_REQUIREMENT_
Identify and pull out each line of the entries in which "chart" occurs.

══ INPUT RECORDS ══

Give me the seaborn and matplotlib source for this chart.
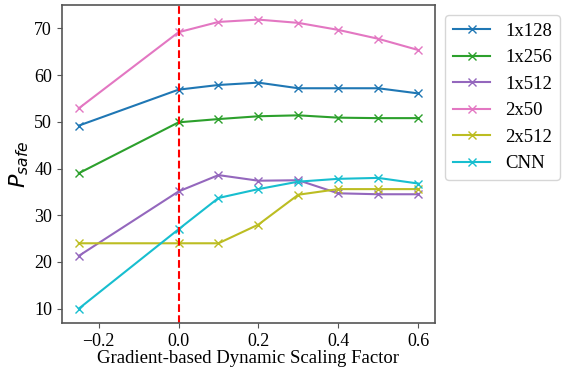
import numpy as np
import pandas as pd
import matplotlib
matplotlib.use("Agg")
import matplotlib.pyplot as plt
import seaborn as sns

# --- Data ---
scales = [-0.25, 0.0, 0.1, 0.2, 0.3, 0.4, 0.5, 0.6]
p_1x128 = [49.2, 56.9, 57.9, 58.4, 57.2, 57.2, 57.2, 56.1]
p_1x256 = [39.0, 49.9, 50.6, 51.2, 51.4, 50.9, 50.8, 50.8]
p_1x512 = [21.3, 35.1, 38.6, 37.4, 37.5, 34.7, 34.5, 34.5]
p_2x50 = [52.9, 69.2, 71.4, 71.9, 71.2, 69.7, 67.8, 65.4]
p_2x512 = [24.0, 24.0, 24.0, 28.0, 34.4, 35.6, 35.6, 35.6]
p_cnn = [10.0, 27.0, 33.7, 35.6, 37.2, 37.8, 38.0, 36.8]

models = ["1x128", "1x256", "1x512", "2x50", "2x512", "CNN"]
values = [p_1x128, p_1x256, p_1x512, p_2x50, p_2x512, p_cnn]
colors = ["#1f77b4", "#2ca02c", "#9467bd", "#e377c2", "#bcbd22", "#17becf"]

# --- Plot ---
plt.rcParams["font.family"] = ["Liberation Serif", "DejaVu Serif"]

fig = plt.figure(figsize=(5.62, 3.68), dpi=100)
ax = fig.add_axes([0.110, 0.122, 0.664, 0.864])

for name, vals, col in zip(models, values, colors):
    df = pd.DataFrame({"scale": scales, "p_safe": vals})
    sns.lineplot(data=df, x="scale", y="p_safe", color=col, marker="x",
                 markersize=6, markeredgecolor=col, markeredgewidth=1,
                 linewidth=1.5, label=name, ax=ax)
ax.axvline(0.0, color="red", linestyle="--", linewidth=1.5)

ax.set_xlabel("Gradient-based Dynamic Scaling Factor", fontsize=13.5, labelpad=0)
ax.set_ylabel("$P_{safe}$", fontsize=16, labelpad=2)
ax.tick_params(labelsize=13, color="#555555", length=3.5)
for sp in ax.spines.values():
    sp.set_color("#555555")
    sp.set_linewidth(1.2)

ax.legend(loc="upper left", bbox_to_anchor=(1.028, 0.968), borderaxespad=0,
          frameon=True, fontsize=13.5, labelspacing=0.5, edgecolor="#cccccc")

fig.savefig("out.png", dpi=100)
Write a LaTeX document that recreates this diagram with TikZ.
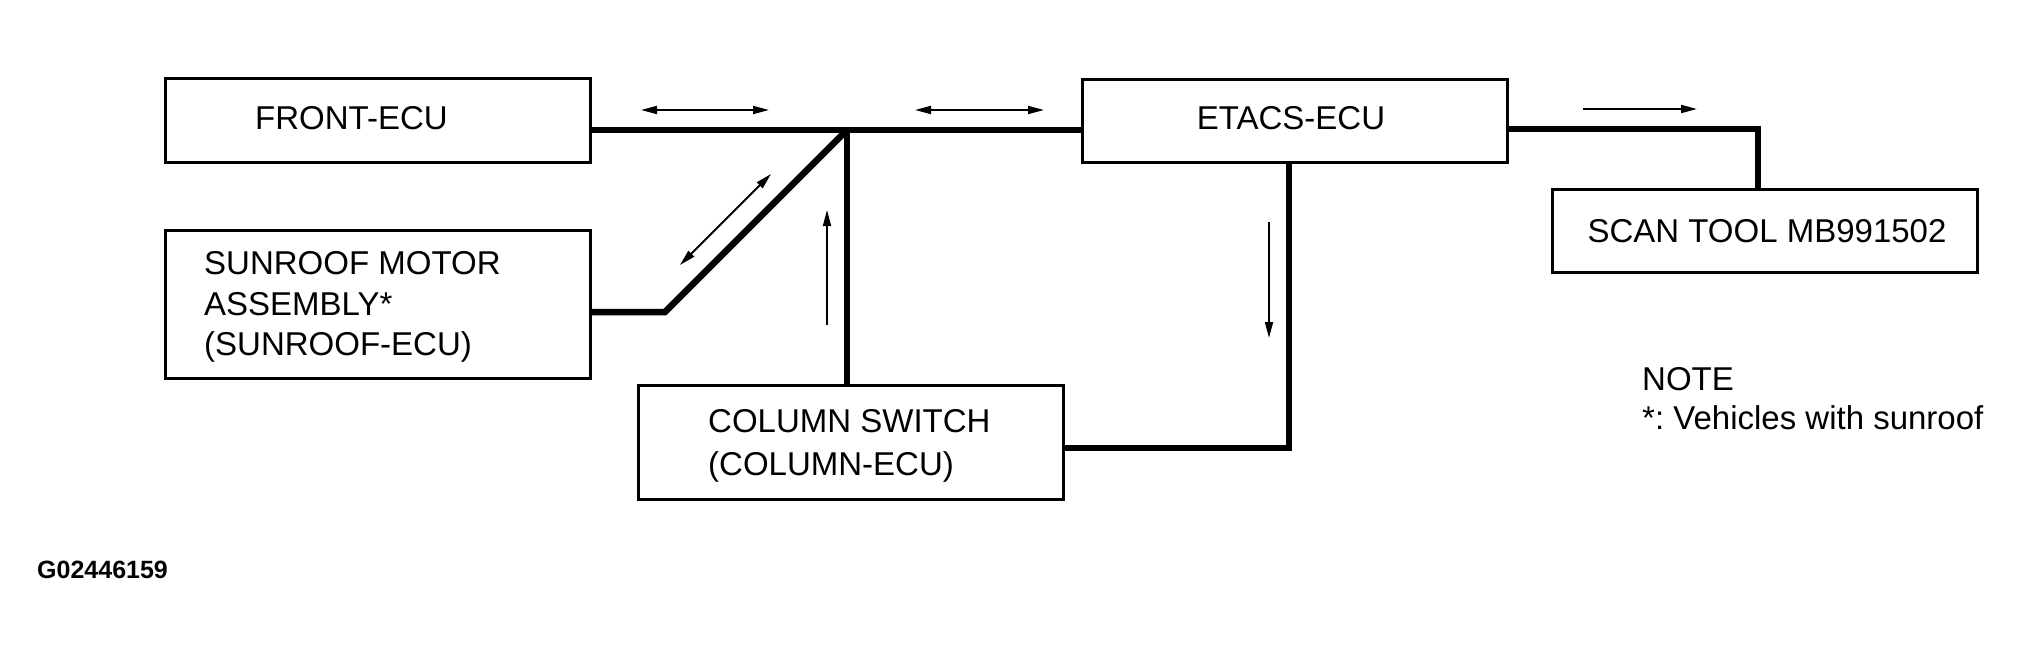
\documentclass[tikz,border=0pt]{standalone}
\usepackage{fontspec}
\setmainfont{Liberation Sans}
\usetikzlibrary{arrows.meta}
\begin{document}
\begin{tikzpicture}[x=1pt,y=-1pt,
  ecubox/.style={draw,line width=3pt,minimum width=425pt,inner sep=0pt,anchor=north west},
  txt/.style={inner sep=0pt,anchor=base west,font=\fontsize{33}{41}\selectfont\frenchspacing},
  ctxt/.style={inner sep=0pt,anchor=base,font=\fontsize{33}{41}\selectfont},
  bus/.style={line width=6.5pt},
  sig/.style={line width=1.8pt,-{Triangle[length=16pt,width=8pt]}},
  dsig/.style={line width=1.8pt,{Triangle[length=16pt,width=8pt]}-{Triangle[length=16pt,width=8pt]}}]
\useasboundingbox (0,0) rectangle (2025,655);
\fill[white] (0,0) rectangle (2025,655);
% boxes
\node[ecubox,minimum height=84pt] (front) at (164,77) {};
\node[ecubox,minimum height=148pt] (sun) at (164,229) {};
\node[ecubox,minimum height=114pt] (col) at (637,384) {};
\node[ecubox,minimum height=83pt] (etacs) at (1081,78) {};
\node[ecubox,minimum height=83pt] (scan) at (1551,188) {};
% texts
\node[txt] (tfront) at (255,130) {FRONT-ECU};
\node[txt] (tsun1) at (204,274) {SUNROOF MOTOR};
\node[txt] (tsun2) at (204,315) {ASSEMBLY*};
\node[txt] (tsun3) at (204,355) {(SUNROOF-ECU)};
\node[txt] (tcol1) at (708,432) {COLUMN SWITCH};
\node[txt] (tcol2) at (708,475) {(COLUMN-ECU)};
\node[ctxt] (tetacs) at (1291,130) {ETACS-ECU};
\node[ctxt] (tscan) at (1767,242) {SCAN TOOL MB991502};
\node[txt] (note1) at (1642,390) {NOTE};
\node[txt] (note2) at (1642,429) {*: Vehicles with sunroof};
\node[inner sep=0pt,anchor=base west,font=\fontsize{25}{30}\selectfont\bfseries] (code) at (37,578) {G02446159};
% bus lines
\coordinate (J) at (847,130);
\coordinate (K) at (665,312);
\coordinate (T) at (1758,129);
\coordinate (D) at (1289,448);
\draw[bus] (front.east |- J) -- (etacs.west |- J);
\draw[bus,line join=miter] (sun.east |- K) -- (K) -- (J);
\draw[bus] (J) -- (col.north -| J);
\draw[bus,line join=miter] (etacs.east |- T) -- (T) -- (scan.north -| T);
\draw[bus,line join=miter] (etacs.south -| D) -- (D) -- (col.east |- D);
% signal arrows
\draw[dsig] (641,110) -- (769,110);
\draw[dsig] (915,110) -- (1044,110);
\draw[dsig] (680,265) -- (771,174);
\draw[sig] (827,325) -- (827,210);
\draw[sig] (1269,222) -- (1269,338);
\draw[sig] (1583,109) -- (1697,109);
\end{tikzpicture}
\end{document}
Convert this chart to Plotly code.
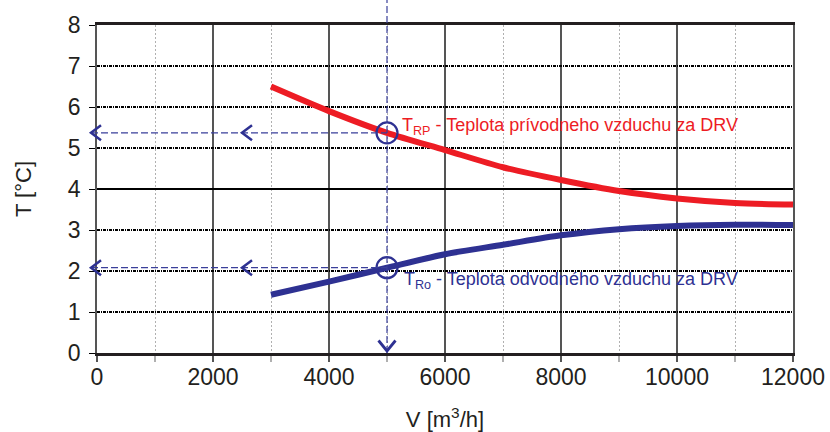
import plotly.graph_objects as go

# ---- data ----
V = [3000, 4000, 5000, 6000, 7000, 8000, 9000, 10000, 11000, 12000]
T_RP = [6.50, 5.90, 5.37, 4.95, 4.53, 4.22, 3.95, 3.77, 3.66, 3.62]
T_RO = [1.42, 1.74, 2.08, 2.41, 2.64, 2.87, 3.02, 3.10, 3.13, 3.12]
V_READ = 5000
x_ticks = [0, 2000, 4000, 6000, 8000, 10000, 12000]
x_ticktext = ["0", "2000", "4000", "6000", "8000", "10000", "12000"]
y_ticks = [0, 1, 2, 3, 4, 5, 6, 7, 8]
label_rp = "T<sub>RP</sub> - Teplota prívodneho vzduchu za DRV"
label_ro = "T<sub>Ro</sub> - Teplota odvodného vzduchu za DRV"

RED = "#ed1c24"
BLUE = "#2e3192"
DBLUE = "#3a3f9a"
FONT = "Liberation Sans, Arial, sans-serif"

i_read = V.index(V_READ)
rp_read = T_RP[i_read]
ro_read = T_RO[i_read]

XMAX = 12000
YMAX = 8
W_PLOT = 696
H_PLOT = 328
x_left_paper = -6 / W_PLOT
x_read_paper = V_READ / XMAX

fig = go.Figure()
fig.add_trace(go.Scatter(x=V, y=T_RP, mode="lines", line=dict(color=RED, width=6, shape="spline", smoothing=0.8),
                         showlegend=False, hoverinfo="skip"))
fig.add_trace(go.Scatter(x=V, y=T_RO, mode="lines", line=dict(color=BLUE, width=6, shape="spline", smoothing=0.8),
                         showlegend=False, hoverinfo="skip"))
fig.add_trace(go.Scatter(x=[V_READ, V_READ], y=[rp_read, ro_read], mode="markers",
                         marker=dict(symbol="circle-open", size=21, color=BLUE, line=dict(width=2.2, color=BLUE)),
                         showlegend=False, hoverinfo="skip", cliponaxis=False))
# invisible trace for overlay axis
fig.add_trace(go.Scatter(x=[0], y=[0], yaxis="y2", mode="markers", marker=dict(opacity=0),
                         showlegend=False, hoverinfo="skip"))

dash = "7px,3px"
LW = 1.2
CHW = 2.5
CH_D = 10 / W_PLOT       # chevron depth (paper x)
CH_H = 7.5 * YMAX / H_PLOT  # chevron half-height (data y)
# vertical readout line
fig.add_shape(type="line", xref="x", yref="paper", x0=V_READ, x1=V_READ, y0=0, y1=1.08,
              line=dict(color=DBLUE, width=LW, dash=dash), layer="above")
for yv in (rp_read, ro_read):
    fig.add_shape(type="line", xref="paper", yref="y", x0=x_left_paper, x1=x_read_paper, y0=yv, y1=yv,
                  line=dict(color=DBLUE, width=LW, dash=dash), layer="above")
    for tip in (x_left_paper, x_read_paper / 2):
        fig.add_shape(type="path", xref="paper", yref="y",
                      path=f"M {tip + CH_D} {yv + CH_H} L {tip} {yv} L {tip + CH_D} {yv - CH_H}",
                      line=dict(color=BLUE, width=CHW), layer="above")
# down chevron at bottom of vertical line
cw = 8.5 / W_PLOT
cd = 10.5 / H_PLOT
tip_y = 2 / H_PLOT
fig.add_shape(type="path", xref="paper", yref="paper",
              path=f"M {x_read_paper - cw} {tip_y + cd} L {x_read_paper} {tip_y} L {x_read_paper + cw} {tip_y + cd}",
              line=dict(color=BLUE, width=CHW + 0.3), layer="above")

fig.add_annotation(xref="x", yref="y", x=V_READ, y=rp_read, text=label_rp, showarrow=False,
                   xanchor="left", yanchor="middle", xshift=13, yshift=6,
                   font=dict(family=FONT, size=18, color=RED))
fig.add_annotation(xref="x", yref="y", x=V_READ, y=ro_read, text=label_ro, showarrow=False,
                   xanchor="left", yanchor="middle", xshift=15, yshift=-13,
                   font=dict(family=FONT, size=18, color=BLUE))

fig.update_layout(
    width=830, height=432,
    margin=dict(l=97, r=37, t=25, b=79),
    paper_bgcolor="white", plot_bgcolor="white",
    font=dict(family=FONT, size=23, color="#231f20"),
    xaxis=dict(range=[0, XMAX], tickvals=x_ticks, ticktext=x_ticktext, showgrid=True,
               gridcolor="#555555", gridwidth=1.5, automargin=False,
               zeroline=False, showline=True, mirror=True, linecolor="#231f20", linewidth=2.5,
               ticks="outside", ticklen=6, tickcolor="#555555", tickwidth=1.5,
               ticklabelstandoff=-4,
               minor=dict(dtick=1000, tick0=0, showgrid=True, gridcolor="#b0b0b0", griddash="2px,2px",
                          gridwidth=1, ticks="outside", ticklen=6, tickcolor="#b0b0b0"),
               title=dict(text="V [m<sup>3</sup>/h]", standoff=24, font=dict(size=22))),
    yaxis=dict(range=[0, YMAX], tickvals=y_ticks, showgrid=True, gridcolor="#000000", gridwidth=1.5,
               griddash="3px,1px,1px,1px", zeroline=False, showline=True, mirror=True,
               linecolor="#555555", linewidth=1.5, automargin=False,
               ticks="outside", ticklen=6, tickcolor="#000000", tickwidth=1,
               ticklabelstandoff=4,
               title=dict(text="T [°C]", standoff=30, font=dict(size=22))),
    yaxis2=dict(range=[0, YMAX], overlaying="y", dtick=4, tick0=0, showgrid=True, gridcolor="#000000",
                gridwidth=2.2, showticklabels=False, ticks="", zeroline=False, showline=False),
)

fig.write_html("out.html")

═══

_ANSWER IN FULL_
Give me the seaborn and matplotlib source for this chart.
Convert this chart to Plotly code.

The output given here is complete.